(YOUR OBJECTIVE) Reproduce each line of the listing exactly.

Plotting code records
(begin)

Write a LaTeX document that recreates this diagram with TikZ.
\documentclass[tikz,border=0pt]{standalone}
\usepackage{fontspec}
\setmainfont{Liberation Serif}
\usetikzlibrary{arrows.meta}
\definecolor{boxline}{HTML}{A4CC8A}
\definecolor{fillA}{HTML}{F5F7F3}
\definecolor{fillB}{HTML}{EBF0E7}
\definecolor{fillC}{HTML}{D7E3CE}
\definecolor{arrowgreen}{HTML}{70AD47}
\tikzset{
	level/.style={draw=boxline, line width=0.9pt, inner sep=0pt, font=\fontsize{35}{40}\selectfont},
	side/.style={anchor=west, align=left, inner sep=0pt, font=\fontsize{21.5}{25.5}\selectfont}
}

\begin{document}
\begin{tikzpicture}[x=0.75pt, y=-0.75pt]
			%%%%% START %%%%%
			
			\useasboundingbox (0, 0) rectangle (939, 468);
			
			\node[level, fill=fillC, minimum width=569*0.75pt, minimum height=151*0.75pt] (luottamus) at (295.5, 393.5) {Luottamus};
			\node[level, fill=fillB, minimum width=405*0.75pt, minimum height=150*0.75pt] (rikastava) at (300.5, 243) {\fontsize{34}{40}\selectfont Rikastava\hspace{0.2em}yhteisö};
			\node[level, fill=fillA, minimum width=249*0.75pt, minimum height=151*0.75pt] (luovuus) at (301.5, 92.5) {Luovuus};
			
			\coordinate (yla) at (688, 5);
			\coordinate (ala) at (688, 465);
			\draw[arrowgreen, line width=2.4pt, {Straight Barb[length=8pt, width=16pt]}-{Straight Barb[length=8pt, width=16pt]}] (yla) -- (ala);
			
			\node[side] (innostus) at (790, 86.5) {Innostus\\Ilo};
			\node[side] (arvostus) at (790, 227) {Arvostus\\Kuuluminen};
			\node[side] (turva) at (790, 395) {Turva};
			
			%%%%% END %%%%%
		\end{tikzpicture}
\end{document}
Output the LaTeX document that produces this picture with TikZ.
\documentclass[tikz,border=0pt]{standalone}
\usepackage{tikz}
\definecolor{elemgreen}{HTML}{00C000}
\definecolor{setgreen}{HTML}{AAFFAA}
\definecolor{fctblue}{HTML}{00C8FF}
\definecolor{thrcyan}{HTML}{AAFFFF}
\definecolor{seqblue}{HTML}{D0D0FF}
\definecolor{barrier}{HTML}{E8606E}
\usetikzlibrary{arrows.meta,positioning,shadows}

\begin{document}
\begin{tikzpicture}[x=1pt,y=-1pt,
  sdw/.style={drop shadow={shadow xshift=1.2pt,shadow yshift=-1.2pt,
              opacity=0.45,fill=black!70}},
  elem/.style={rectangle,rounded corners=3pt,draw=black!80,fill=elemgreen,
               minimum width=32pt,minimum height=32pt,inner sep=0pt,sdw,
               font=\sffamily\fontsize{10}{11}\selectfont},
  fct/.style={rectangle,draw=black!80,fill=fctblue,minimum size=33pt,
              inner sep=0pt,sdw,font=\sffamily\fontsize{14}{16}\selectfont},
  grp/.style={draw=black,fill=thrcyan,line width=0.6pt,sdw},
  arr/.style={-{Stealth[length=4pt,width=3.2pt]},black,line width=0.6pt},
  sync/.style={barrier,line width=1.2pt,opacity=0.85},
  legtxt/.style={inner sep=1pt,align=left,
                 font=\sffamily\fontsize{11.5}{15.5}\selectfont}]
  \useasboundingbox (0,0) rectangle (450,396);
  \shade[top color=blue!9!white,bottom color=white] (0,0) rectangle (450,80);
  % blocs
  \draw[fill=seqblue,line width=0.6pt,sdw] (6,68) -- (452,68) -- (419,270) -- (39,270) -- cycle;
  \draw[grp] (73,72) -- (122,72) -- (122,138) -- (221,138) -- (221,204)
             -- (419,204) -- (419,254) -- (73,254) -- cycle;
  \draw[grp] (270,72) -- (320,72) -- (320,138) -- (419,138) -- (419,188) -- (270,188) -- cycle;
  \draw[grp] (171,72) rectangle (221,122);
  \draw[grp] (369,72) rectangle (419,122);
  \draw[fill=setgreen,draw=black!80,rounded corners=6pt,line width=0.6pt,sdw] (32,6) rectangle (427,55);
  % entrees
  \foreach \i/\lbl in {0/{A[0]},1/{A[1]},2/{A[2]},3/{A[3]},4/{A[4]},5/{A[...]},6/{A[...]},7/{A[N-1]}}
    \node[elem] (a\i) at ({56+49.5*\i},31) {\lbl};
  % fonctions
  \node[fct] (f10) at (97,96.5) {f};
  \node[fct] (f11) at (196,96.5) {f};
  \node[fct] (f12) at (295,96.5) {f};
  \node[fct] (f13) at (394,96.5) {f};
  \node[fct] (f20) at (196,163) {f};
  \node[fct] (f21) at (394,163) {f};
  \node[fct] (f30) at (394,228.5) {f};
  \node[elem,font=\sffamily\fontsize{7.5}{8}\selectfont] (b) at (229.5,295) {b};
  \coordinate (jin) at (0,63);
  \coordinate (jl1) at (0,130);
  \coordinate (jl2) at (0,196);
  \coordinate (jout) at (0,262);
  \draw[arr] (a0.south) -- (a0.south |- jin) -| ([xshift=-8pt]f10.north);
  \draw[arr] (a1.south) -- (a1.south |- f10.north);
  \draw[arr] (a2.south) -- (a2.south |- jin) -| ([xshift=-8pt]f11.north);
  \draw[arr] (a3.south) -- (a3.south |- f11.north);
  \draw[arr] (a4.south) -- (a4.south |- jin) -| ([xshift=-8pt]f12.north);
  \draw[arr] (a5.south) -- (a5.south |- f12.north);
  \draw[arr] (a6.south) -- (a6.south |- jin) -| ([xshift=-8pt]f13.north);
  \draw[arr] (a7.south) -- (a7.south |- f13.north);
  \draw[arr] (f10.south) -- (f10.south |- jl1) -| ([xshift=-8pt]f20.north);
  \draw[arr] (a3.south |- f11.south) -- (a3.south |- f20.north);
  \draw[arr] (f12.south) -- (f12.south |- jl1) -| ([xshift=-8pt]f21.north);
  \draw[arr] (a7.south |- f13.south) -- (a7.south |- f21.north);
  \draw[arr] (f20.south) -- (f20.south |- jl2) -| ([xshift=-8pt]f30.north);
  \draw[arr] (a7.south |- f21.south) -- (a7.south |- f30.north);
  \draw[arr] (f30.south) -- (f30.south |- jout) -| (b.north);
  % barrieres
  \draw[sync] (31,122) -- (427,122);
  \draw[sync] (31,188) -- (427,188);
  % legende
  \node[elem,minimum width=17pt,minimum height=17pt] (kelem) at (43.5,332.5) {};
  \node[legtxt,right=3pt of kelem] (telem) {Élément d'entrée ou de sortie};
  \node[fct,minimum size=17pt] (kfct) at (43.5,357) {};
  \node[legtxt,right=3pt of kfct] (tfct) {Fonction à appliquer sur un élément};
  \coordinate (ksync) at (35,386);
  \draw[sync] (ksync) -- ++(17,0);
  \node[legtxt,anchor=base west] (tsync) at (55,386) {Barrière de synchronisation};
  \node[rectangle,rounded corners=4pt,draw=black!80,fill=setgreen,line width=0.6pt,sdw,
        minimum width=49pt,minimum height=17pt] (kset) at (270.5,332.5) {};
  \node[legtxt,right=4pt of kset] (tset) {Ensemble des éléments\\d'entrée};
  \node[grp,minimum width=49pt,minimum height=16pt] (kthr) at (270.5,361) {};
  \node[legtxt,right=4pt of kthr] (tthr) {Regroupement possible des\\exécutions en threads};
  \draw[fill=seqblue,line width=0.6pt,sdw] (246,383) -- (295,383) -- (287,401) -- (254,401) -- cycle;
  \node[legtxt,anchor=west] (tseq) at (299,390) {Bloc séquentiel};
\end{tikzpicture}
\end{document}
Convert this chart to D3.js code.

(end)

(EXPECTED ANSWER)
Write a LaTeX document that recreates this diagram with TikZ.
\documentclass[tikz,border=0pt]{standalone}
\usepackage{fontspec}
\setmainfont{Liberation Serif}
\usetikzlibrary{arrows.meta}
\definecolor{boxline}{HTML}{A4CC8A}
\definecolor{fillA}{HTML}{F5F7F3}
\definecolor{fillB}{HTML}{EBF0E7}
\definecolor{fillC}{HTML}{D7E3CE}
\definecolor{arrowgreen}{HTML}{70AD47}
\tikzset{
	level/.style={draw=boxline, line width=0.9pt, inner sep=0pt, font=\fontsize{35}{40}\selectfont},
	side/.style={anchor=west, align=left, inner sep=0pt, font=\fontsize{21.5}{25.5}\selectfont}
}

\begin{document}
\begin{tikzpicture}[x=0.75pt, y=-0.75pt]
			%%%%% START %%%%%
			
			\useasboundingbox (0, 0) rectangle (939, 468);
			
			\node[level, fill=fillC, minimum width=569*0.75pt, minimum height=151*0.75pt] (luottamus) at (295.5, 393.5) {Luottamus};
			\node[level, fill=fillB, minimum width=405*0.75pt, minimum height=150*0.75pt] (rikastava) at (300.5, 243) {\fontsize{34}{40}\selectfont Rikastava\hspace{0.2em}yhteisö};
			\node[level, fill=fillA, minimum width=249*0.75pt, minimum height=151*0.75pt] (luovuus) at (301.5, 92.5) {Luovuus};
			
			\coordinate (yla) at (688, 5);
			\coordinate (ala) at (688, 465);
			\draw[arrowgreen, line width=2.4pt, {Straight Barb[length=8pt, width=16pt]}-{Straight Barb[length=8pt, width=16pt]}] (yla) -- (ala);
			
			\node[side] (innostus) at (790, 86.5) {Innostus\\Ilo};
			\node[side] (arvostus) at (790, 227) {Arvostus\\Kuuluminen};
			\node[side] (turva) at (790, 395) {Turva};
			
			%%%%% END %%%%%
		\end{tikzpicture}
\end{document}
Output the LaTeX document that produces this picture with TikZ.
\documentclass[tikz,border=0pt]{standalone}
\usepackage{tikz}
\definecolor{elemgreen}{HTML}{00C000}
\definecolor{setgreen}{HTML}{AAFFAA}
\definecolor{fctblue}{HTML}{00C8FF}
\definecolor{thrcyan}{HTML}{AAFFFF}
\definecolor{seqblue}{HTML}{D0D0FF}
\definecolor{barrier}{HTML}{E8606E}
\usetikzlibrary{arrows.meta,positioning,shadows}

\begin{document}
\begin{tikzpicture}[x=1pt,y=-1pt,
  sdw/.style={drop shadow={shadow xshift=1.2pt,shadow yshift=-1.2pt,
              opacity=0.45,fill=black!70}},
  elem/.style={rectangle,rounded corners=3pt,draw=black!80,fill=elemgreen,
               minimum width=32pt,minimum height=32pt,inner sep=0pt,sdw,
               font=\sffamily\fontsize{10}{11}\selectfont},
  fct/.style={rectangle,draw=black!80,fill=fctblue,minimum size=33pt,
              inner sep=0pt,sdw,font=\sffamily\fontsize{14}{16}\selectfont},
  grp/.style={draw=black,fill=thrcyan,line width=0.6pt,sdw},
  arr/.style={-{Stealth[length=4pt,width=3.2pt]},black,line width=0.6pt},
  sync/.style={barrier,line width=1.2pt,opacity=0.85},
  legtxt/.style={inner sep=1pt,align=left,
                 font=\sffamily\fontsize{11.5}{15.5}\selectfont}]
  \useasboundingbox (0,0) rectangle (450,396);
  \shade[top color=blue!9!white,bottom color=white] (0,0) rectangle (450,80);
  % blocs
  \draw[fill=seqblue,line width=0.6pt,sdw] (6,68) -- (452,68) -- (419,270) -- (39,270) -- cycle;
  \draw[grp] (73,72) -- (122,72) -- (122,138) -- (221,138) -- (221,204)
             -- (419,204) -- (419,254) -- (73,254) -- cycle;
  \draw[grp] (270,72) -- (320,72) -- (320,138) -- (419,138) -- (419,188) -- (270,188) -- cycle;
  \draw[grp] (171,72) rectangle (221,122);
  \draw[grp] (369,72) rectangle (419,122);
  \draw[fill=setgreen,draw=black!80,rounded corners=6pt,line width=0.6pt,sdw] (32,6) rectangle (427,55);
  % entrees
  \foreach \i/\lbl in {0/{A[0]},1/{A[1]},2/{A[2]},3/{A[3]},4/{A[4]},5/{A[...]},6/{A[...]},7/{A[N-1]}}
    \node[elem] (a\i) at ({56+49.5*\i},31) {\lbl};
  % fonctions
  \node[fct] (f10) at (97,96.5) {f};
  \node[fct] (f11) at (196,96.5) {f};
  \node[fct] (f12) at (295,96.5) {f};
  \node[fct] (f13) at (394,96.5) {f};
  \node[fct] (f20) at (196,163) {f};
  \node[fct] (f21) at (394,163) {f};
  \node[fct] (f30) at (394,228.5) {f};
  \node[elem,font=\sffamily\fontsize{7.5}{8}\selectfont] (b) at (229.5,295) {b};
  \coordinate (jin) at (0,63);
  \coordinate (jl1) at (0,130);
  \coordinate (jl2) at (0,196);
  \coordinate (jout) at (0,262);
  \draw[arr] (a0.south) -- (a0.south |- jin) -| ([xshift=-8pt]f10.north);
  \draw[arr] (a1.south) -- (a1.south |- f10.north);
  \draw[arr] (a2.south) -- (a2.south |- jin) -| ([xshift=-8pt]f11.north);
  \draw[arr] (a3.south) -- (a3.south |- f11.north);
  \draw[arr] (a4.south) -- (a4.south |- jin) -| ([xshift=-8pt]f12.north);
  \draw[arr] (a5.south) -- (a5.south |- f12.north);
  \draw[arr] (a6.south) -- (a6.south |- jin) -| ([xshift=-8pt]f13.north);
  \draw[arr] (a7.south) -- (a7.south |- f13.north);
  \draw[arr] (f10.south) -- (f10.south |- jl1) -| ([xshift=-8pt]f20.north);
  \draw[arr] (a3.south |- f11.south) -- (a3.south |- f20.north);
  \draw[arr] (f12.south) -- (f12.south |- jl1) -| ([xshift=-8pt]f21.north);
  \draw[arr] (a7.south |- f13.south) -- (a7.south |- f21.north);
  \draw[arr] (f20.south) -- (f20.south |- jl2) -| ([xshift=-8pt]f30.north);
  \draw[arr] (a7.south |- f21.south) -- (a7.south |- f30.north);
  \draw[arr] (f30.south) -- (f30.south |- jout) -| (b.north);
  % barrieres
  \draw[sync] (31,122) -- (427,122);
  \draw[sync] (31,188) -- (427,188);
  % legende
  \node[elem,minimum width=17pt,minimum height=17pt] (kelem) at (43.5,332.5) {};
  \node[legtxt,right=3pt of kelem] (telem) {Élément d'entrée ou de sortie};
  \node[fct,minimum size=17pt] (kfct) at (43.5,357) {};
  \node[legtxt,right=3pt of kfct] (tfct) {Fonction à appliquer sur un élément};
  \coordinate (ksync) at (35,386);
  \draw[sync] (ksync) -- ++(17,0);
  \node[legtxt,anchor=base west] (tsync) at (55,386) {Barrière de synchronisation};
  \node[rectangle,rounded corners=4pt,draw=black!80,fill=setgreen,line width=0.6pt,sdw,
        minimum width=49pt,minimum height=17pt] (kset) at (270.5,332.5) {};
  \node[legtxt,right=4pt of kset] (tset) {Ensemble des éléments\\d'entrée};
  \node[grp,minimum width=49pt,minimum height=16pt] (kthr) at (270.5,361) {};
  \node[legtxt,right=4pt of kthr] (tthr) {Regroupement possible des\\exécutions en threads};
  \draw[fill=seqblue,line width=0.6pt,sdw] (246,383) -- (295,383) -- (287,401) -- (254,401) -- cycle;
  \node[legtxt,anchor=west] (tseq) at (299,390) {Bloc séquentiel};
\end{tikzpicture}
\end{document}
Convert this chart to D3.js code.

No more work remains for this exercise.